York City's page on the 8 Can't Wait website was last updated Oct. 19, 2020, and shows the department meets only three out of eight on the list. York City Police made its use-of-force policy public for the first time in June 2020, and that old policy was what 8 Can't Wait reviewed and used to score the department.
"We have a rubric for the department, and it's three of eight," said Campaign Zero manager Katie Ryan, who confirmed she received a copy of York's updated policy on Monday. She said the organization will review it to make sure it meets all of the eight recommendations and get back to York City Police.
Campaign Zero launched the campaign in June in response to Floyd's death and has since pushed for police departments nationwide to review and reform their use-of-force policies to include its eight recommendations.
Those recommendations are:
- Ban chokeholds and strangleholds.
- Require de-escalation.
- Require a warning before shooting.
- Require that all alternatives be exhausted before shooting.
- Require officers to intervene when excessive force is being used.
- Ban shooting at moving vehicles.
- Establish a Force Continuum.
- Require comprehensive reporting.
York City Police spokesperson Lt.
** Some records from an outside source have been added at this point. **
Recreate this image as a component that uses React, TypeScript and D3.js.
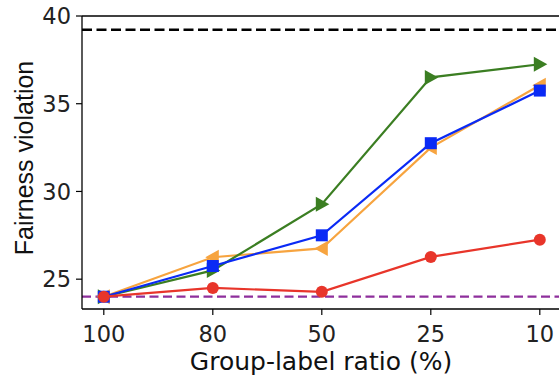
import React from 'react';
import * as d3 from 'd3';

// chart data
const categories = ['100', '80', '50', '25', '10'];
const yTicks = [25, 30, 35, 40];
const redValues = [24.0, 24.5, 24.28, 26.27, 27.25];
const blueValues = [24.0, 25.75, 27.5, 32.75, 35.75];
const orangeValues = [24.0, 26.25, 26.75, 32.5, 36.05];
const greenValues = [24.0, 25.5, 29.27, 36.5, 37.25];
const blackDashed = 39.22;
const purpleDashed = 24.0;

const series = [
  { name: 'orange', values: orangeValues, color: '#f7a43f', marker: 'triLeft' },
  { name: 'green', values: greenValues, color: '#3b7e22', marker: 'triRight' },
  { name: 'blue', values: blueValues, color: '#0a2af5', marker: 'square' },
  { name: 'red', values: redValues, color: '#e8352a', marker: 'circle' },
];

const W = 559;
const H = 378;
const margin = { top: 16, left: 82, bottom: 309 };

const App = () => {
  const x = d3.scaleLinear().domain([-0.2, 4.2]).range([margin.left, margin.left + 4.4 * 109]);
  const y = d3.scaleLinear().domain([23.3, 40]).range([margin.bottom, margin.top]);

  const line = d3.line<number>()
    .x((_, i) => x(i))
    .y(d => y(d));

  const drawMarker = (kind: string, cx: number, cy: number, color: string, key: string) => {
    if (kind === 'circle') return <circle key={key} cx={cx} cy={cy} r={6} fill={color} />;
    if (kind === 'square') return <rect key={key} x={cx - 6} y={cy - 6} width={12} height={12} fill={color} />;
    const s = 7.5;
    if (kind === 'triLeft') {
      return <path key={key} d={`M${cx - s},${cy} L${cx + s * 0.8},${cy - s} L${cx + s * 0.8},${cy + s} Z`} fill={color} />;
    }
    return <path key={key} d={`M${cx + s},${cy} L${cx - s * 0.8},${cy - s} L${cx - s * 0.8},${cy + s} Z`} fill={color} />;
  };

  return (
    <svg width={W} height={H} style={{ position: 'absolute', left: 0, top: 0 }}>
      <rect width={W} height={H} fill="#fff" />

      {/* reference lines */}
      <line x1={margin.left} x2={W} y1={y(blackDashed)} y2={y(blackDashed)}
        stroke="#000" strokeWidth={2.6} strokeDasharray="10,4.5" />
      <line x1={margin.left} x2={W} y1={y(purpleDashed)} y2={y(purpleDashed)}
        stroke="#8e2f9c" strokeWidth={2.2} strokeDasharray="9,4.5" />

      {series.map(s => (
        <g key={s.name}>
          <path d={line(s.values) || ''} fill="none" stroke={s.color} strokeWidth={2.2} />
          {s.values.map((v, i) => drawMarker(s.marker, x(i), y(v), s.color, `${s.name}-${i}`))}
        </g>
      ))}

      {/* spines */}
      <line x1={margin.left} x2={W} y1={margin.top} y2={margin.top} stroke="#000" strokeWidth={1.3} />
      <line x1={margin.left} x2={W} y1={margin.bottom} y2={margin.bottom} stroke="#000" strokeWidth={1.3} />
      <line x1={margin.left} x2={margin.left} y1={margin.top} y2={margin.bottom} stroke="#000" strokeWidth={1.3} />

      {/* y ticks */}
      {yTicks.map(t => (
        <g key={t}>
          <line x1={margin.left - 6} x2={margin.left} y1={y(t)} y2={y(t)} stroke="#000" strokeWidth={1.2} />
          <text x={margin.left - 11} y={y(t)} dy="0.36em" textAnchor="end"
            fontFamily="DejaVu Sans" fontSize={22.5} fill="#222">{t}</text>
        </g>
      ))}

      {/* x ticks */}
      {categories.map((c, i) => (
        <g key={c}>
          <line x1={x(i)} x2={x(i)} y1={margin.bottom} y2={margin.bottom + 6} stroke="#000" strokeWidth={1.2} />
          <text x={x(i)} y={margin.bottom + 33} textAnchor="middle"
            fontFamily="DejaVu Sans" fontSize={22.5} fill="#222">{c}</text>
        </g>
      ))}

      <text x={321} y={370} textAnchor="middle" fontFamily="DejaVu Sans" fontSize={25} fill="#111">
        Group-label ratio (%)
      </text>
      <text transform="translate(33,158) rotate(-90)" textAnchor="middle"
        fontFamily="Liberation Sans" fontSize={25} fill="#111">
        Fairness violation
      </text>
    </svg>
  );
};

export default App;
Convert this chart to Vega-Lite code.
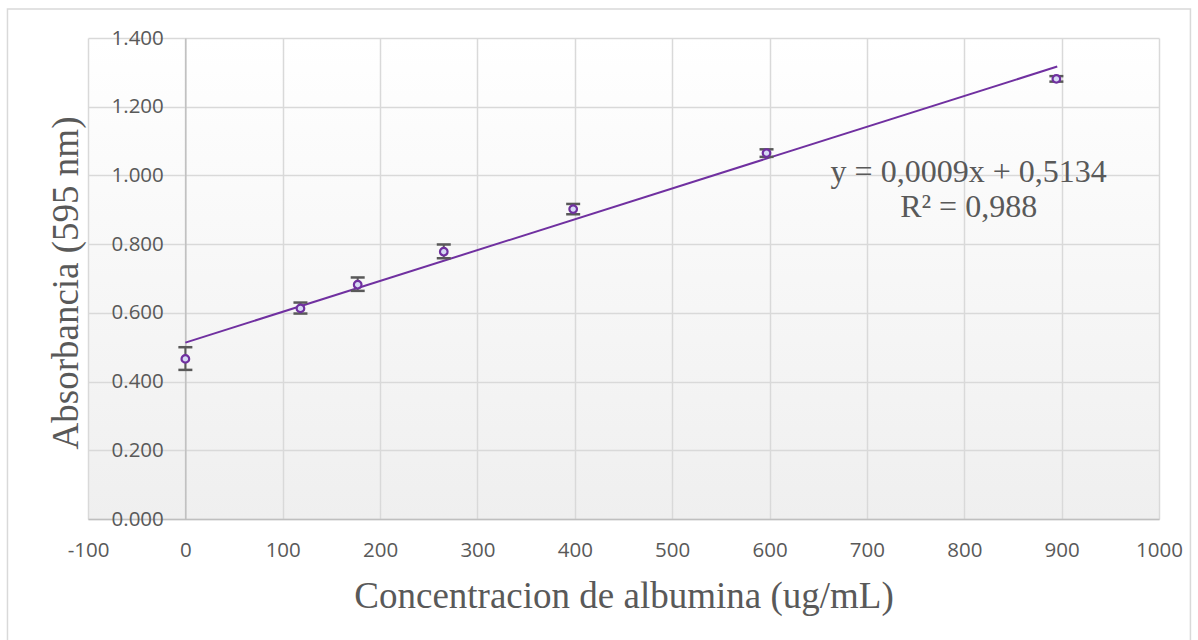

Dan Lentz said again this week that the department is in compliance and that he recently sent Ryan the new policy for review.
"Those items on the 8 Can't Wait are now in our policies. We have made the necessary changes," he said. "It's pretty straightforward. Our goal is to let the community know that we are a professional police department and our intention is to do the right thing in hopes that we can gain the community's trust, because at the end of the day, there needs to be a trusting relationship."
Last week, a jury convicted Derek Chauvin — the Minneapolis police officer who knelt on Floyd's neck for more than nine minutes — on all charges: second-degree unintentional murder, third-degree murder and second-degree manslaughter. Three other former officers who were at the scene on May 25, 2020, are awaiting trial on charges of aiding and abetting second-degree murder and aiding and abetting second-degree manslaughter.
Some of 8 Can't Wait's suggestions such as "ban on chokeholds and strangleholds," and "use of force continuum" were already in place in the York City Police Department, Lentz said.
The York City Police Department revised its policies in January to include expanded and specific language for "duty to intervene" and "require de-escalation," he said. All officers then underwent training beginning in February and had to sign off that they understood the updated policy.
"The duty to intervene — you know it's always been the standard practice but we've never had it in a formalized policy for it, but we do now," he said. "If it's ever discovered that somebody (an officer) didn't do that, we have official policy saying that this is against the rules of conduct and they can be disciplined."
Police Commissioner Michael Muldrow on Tuesday echoed Lentz's message, saying that the department complying with 8 Can't Wait was not only a necessity for the community but also the right thing to do.
"I'm so proud of this department for the way they stepped up. I felt, we all felt, it was important that we do this, and take these steps towards the reforms the community needs to see," Muldrow said. "And do it because we want to, because it's the right thing to do, rather than waiting to make the changes after we're ordered or mandated to do so."
York City Mayor Michael Helfrich said Tuesday that the most important item the city completed was probably duty to intervene — which he said is "making sure that we are watching our own and we are reporting our own" as a way to self-evaluate.
"It's day-to-day process. There's a lot that we are dealing with," he said. "We just have to stay vigilant, and I need the community to work with me — as many have been — to let me know if they feel like they have been in any way disrespected by our police officers."
Helfrich said that, as far as he knows, with the updated policy, the city is in full compliance with 8 Can't Wait.
Ryan, Campaign Zero’s manager, said police departments have been receptive to changing policies to boost trust in communities.
"It's been the largest reduction and restriction in the power of the police that we know of and is continuing to work its way both into local legislatures and statewide legislation," she said.